Call me cynical, unpatriotic if you must, but I can count the number of times I’ve wanted to shout “Amurica, Boo-yah!” on one hand. (I prefer to think of it as having high standards). Yet Dell’s new index of global, women-led entrepreneurship has inspired in me one of those rare moments of American complacency, er, pride.
Called the “Gender-GEDI,” Dell’s survey used 30 indicators to rank 17 countries based on aggregate levels of high-potential female entrepreneurship. Sadly, Dell says its survey is the first-ever to look specifically at the world’s women-run businesses. The United States, with 8.6 million women-led firms generating more than $1.3 trillion in revenue and employing nearly 8 million people, came out on top. Other countries surveyed include Australia (no. 2), Germany (no. 3), France (4), Mexico (5), Japan (12), Morocco (13), Brazil (14), Egypt (15), and Uganda (17). (Forbes has a great overview of the study; head to Dell for the whole thing).
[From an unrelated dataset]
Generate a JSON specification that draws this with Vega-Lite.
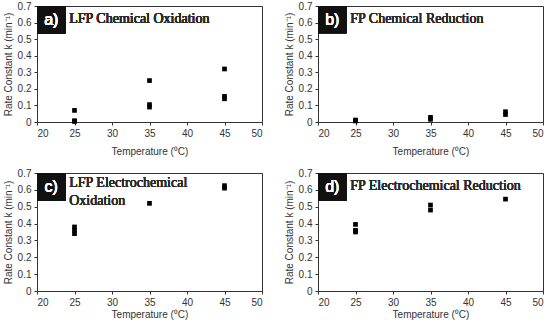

A press release accompanying the survey identifies knowledge, networks, capital, and technology as vital to “empower[ing] female entrepreneurship and creat[ing] a culture of success” in a given country. While top-scoring nations performed well across these and other categories, the United States gained its lead by besting them all when it came to institutional foundations and overall entrepreneurial environment.
The study leaves unmeasured one looming elephant in the room, that is, how receptive a populace is to an educated and/or business-savvy woman. Yet the influence of said cultural elephant on other factors conducive to women entrepreneurs is discernable amid the data.
For example, a key finding of the survey is that economic development alone is not enough to ensure business opportunity for women. In Japan, legal rights, education, and access to capital exist for women, yet only nine percent hold managerial positions, leaving them without the experience and skills to start their own companies. A second finding shows that though less-educated women in developing countries are seizing entrepreneurial opportunities, they lack access to the degrees required to expand their businesses beyond the micro level.
Deliciously ironic and triumphant is Dell’s stat that
technology has been an essential component in the growth of women
entrepreneurs, completely debunking screams from the “Ladies aren’t interested
in and don’t understand tech” haters. (Haters, they gonna hate.) The Internet, especially, has made it cheaper
than ever to start a business, network across nations, and bypass the fight for
traction within a pre-established corporate environment. The fact that
women-owned firms in the United States grew 59 percent between 1997 and 2013, as noted in the article, perhaps reflects this. Yes, the Web, regrettably, is the home of 4chan. On the
other hand, if it’s helping women entrepreneurs mitigate cultural barriers, I’m
prepared to take the bitter with the better.